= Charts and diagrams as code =
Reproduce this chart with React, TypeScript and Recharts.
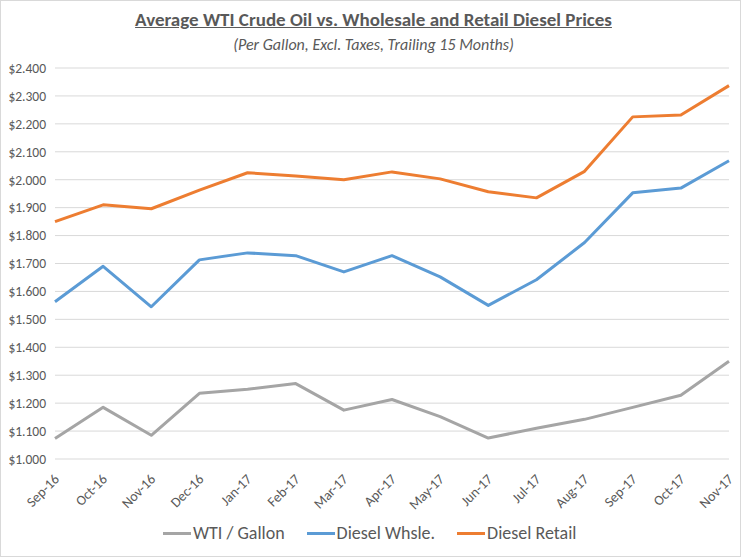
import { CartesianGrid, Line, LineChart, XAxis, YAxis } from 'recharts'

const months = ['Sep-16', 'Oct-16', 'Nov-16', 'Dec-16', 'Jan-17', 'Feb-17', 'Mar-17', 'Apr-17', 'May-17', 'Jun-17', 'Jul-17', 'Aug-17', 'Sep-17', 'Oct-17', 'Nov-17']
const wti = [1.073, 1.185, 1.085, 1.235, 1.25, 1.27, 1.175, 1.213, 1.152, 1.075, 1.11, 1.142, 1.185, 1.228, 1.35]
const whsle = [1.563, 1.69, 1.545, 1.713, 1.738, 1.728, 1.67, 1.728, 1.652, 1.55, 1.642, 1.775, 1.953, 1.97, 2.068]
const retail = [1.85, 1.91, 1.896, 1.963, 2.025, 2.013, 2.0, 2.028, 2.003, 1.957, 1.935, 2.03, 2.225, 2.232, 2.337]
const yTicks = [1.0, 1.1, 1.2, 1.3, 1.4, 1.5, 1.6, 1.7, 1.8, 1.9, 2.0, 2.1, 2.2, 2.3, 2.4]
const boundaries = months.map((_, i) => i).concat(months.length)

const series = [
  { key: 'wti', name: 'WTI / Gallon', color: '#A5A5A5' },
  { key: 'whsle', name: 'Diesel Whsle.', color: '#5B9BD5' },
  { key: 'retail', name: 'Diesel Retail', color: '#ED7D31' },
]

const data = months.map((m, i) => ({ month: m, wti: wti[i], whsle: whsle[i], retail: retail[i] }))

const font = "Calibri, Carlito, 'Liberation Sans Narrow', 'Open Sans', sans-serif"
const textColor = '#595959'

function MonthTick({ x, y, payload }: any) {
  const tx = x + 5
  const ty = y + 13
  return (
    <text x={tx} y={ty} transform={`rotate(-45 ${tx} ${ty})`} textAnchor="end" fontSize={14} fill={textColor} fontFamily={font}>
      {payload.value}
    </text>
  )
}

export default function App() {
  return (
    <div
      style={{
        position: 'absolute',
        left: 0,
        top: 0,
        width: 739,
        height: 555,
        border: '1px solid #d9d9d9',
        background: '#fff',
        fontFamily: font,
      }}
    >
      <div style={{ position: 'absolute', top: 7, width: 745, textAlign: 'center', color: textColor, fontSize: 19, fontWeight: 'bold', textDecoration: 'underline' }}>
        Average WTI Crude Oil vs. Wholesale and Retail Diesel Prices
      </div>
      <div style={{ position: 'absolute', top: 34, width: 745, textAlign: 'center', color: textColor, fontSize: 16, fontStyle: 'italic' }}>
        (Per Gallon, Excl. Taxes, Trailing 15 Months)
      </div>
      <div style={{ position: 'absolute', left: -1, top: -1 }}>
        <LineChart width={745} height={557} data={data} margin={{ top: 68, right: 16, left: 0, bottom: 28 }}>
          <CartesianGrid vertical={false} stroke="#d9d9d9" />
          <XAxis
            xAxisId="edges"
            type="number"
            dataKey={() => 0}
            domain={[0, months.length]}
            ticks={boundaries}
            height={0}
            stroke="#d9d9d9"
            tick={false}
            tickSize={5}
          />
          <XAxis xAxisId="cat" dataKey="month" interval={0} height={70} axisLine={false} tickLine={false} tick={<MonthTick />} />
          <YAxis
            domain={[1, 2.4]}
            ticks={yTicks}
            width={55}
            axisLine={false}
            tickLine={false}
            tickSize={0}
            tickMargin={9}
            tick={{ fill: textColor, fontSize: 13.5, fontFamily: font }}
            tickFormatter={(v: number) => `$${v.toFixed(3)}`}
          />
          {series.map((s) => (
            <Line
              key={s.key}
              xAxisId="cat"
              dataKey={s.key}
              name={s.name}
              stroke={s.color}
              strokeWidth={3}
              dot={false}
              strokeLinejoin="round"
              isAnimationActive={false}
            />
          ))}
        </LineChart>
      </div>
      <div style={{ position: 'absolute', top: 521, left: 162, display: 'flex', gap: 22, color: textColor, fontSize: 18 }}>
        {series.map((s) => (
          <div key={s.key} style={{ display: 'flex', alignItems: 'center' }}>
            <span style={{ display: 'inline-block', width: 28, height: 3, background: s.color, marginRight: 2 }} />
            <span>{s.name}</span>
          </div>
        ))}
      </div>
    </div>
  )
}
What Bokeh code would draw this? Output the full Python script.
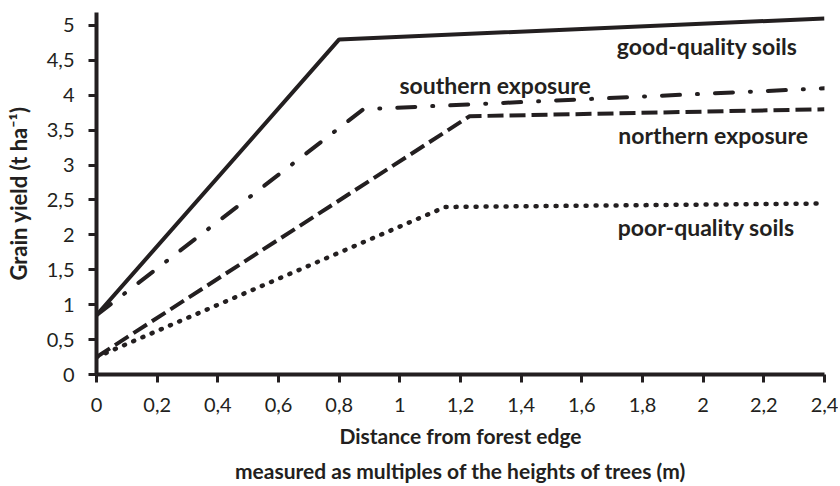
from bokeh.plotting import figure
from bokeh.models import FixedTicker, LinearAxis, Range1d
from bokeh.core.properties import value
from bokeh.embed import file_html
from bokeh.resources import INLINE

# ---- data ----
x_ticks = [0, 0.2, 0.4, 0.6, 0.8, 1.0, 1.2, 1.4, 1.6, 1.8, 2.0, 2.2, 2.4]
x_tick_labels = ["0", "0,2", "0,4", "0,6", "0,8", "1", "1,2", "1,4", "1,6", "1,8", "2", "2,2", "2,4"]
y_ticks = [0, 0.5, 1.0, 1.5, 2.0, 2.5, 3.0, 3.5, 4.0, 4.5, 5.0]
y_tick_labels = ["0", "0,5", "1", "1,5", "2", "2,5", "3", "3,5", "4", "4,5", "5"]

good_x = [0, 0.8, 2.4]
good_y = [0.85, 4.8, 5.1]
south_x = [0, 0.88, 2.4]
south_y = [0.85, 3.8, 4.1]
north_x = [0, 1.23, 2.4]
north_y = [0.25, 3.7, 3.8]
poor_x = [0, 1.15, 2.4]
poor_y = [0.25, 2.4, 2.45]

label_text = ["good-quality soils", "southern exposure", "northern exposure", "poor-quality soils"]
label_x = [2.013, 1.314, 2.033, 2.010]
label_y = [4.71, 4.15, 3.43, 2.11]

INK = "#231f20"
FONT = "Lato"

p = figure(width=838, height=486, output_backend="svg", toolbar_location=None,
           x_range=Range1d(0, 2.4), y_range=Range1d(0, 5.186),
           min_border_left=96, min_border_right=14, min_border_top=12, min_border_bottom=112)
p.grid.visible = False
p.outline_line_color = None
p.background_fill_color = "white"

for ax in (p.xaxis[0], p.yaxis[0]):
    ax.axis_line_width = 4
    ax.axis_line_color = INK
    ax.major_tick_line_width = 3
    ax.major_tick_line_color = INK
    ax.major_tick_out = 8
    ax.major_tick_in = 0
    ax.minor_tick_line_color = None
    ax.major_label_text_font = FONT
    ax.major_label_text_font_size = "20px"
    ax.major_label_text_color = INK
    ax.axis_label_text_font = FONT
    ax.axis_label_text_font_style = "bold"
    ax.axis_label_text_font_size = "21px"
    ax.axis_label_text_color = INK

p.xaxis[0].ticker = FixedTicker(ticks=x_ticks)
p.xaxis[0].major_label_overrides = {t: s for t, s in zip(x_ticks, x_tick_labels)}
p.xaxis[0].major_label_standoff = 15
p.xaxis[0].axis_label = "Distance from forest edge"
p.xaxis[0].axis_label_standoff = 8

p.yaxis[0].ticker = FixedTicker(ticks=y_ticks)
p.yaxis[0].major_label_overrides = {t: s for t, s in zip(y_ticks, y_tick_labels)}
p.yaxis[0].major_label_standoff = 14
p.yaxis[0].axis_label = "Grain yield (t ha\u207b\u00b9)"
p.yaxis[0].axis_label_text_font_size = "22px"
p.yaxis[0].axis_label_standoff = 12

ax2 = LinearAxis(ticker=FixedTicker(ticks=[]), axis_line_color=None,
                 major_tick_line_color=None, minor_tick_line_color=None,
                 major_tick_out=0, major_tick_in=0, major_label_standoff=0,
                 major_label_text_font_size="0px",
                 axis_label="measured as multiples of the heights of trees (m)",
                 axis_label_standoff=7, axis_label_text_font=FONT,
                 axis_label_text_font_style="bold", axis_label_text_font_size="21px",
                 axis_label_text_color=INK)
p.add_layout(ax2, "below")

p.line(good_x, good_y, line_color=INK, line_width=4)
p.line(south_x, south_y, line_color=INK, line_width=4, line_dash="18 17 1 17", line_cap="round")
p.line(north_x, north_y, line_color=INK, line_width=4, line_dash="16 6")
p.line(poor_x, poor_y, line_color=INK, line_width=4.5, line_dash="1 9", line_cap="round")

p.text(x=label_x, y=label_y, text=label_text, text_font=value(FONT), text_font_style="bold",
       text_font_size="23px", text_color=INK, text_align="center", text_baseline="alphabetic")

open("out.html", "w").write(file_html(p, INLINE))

= EXERCISE BRIEF =
Quote only what lies between the first line of the records and the line containing "const data = months.map((m, i)", please, including both lines and excluding images.

= ANSWER =
Reproduce this chart with React, TypeScript and Recharts.
import { CartesianGrid, Line, LineChart, XAxis, YAxis } from 'recharts'

const months = ['Sep-16', 'Oct-16', 'Nov-16', 'Dec-16', 'Jan-17', 'Feb-17', 'Mar-17', 'Apr-17', 'May-17', 'Jun-17', 'Jul-17', 'Aug-17', 'Sep-17', 'Oct-17', 'Nov-17']
const wti = [1.073, 1.185, 1.085, 1.235, 1.25, 1.27, 1.175, 1.213, 1.152, 1.075, 1.11, 1.142, 1.185, 1.228, 1.35]
const whsle = [1.563, 1.69, 1.545, 1.713, 1.738, 1.728, 1.67, 1.728, 1.652, 1.55, 1.642, 1.775, 1.953, 1.97, 2.068]
const retail = [1.85, 1.91, 1.896, 1.963, 2.025, 2.013, 2.0, 2.028, 2.003, 1.957, 1.935, 2.03, 2.225, 2.232, 2.337]
const yTicks = [1.0, 1.1, 1.2, 1.3, 1.4, 1.5, 1.6, 1.7, 1.8, 1.9, 2.0, 2.1, 2.2, 2.3, 2.4]
const boundaries = months.map((_, i) => i).concat(months.length)

const series = [
  { key: 'wti', name: 'WTI / Gallon', color: '#A5A5A5' },
  { key: 'whsle', name: 'Diesel Whsle.', color: '#5B9BD5' },
  { key: 'retail', name: 'Diesel Retail', color: '#ED7D31' },
]

const data = months.map((m, i) => ({ month: m, wti: wti[i], whsle: whsle[i], retail: retail[i] }))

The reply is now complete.